Ehemaliger Gastro-Betreiber: Strenge Brandschutzvorschriften

Armin Karrer, der von 1999 bis 2004 gemeinsam mit Willi Weber in der Zwischenebene des Turms ein Gourmetrestaurant betrieben hat, kann keinesfalls bestätigen, dass früher die Brandschutz-Bestimmungen lax gehandhabt worden seien. „Uns sind zahlreiche Küchen-Architekten abgesprungen, weil die Planungen so kompliziert waren“, erklärt Karrer: „Es wurden zum Beispiel nur schwer entflammbare Textilien zugelassen. Zudem waren keine Kerzen erlaubt, dazu durften wir nicht mit offenem Feuer kochen. Natürlich haben wir am Ende dann ein paar Tricks angewandt, das darf man heute aber nicht mehr laut sagen“, so Karrer, der sich im Fernsehturm einen Stern erkochte und heute das Gourmetrestaurant Avui in Fellbach leitet.
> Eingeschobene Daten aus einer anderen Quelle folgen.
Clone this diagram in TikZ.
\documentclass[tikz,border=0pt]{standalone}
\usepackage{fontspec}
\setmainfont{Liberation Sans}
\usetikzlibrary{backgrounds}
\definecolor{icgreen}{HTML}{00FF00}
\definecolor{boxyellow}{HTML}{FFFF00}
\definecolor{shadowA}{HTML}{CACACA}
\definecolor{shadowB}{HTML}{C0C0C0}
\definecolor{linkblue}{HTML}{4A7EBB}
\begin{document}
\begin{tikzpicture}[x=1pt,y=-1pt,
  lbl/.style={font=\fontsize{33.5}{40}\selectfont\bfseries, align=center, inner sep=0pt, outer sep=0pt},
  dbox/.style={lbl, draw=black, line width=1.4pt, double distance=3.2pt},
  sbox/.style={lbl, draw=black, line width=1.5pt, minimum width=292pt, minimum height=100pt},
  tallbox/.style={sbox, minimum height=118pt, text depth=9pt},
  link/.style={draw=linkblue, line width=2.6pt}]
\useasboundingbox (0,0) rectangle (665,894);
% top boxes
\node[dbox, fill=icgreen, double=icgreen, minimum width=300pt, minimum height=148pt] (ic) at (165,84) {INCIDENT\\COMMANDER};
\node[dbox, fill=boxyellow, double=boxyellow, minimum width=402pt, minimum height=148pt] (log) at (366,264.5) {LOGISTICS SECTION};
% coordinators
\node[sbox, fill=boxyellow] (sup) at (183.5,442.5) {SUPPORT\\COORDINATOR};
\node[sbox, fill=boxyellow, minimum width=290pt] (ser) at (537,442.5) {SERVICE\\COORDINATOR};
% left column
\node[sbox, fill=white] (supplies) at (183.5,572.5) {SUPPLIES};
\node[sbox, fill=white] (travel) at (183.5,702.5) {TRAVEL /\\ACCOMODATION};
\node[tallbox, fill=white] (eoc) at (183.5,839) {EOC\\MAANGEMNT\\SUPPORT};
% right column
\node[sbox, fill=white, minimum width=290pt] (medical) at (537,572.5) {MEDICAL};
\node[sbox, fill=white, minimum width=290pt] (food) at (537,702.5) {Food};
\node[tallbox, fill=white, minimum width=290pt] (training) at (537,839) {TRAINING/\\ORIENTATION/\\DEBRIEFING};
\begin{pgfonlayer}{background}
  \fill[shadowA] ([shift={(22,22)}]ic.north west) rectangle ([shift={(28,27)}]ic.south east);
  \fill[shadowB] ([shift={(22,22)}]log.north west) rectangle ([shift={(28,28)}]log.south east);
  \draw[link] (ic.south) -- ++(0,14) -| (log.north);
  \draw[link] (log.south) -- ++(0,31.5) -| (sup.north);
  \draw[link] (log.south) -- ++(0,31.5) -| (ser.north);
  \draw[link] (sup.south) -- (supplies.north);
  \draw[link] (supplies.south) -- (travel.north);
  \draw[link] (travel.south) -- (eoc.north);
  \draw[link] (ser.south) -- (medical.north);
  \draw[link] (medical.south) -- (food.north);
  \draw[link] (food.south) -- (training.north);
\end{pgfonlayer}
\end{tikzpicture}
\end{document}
Karrer und Weber hatten sich vor 15 Jahren mit einer Betriebsschließungsversicherung für den Fall der Fälle abgesichert: „Die brauchst du als Gastronom ohnehin immer und bei einem Gebäude wie dem Fernsehturm gleich zweimal.“

Kritik am OB aus den Reihen von CDU und SPD

Sowohl die CDU- als auch die SPD-Gemeinderatsfraktion haben am Montag die überstürzte Schließung des Fernsehturmes kritisiert. Man hätte durchaus das Ergebnis des Gutachtens abwarten können, sagte CDU-Fraktionschef Alexander Kotz: „Bis dahin hätte man eine ständige Brandwache vor Ort installieren oder die Zahl der Besucher reduzieren können.“ SPD-Stadtrat Andreas Reißig hielt auch die Kommunikation Kuhns nicht für optimal: Es sei zu spät informiert und die Lage dann mit Begriffen wie „Todesfalle“ dramatisiert worden.

Reißig mahnte eine Debatte darüber an, inwieweit die Gesellschaft noch bereit ist, Risiken zu akzeptieren: Der Aufwand zum Brandschutz sei längst immens. So dürften teils in Schulen keine gemalten Bilder mehr aufgehängt werden, da die Brandlast zu hoch sei: „Wir können aber nicht alle Gefahren im Leben ausschließen“, so Reißig.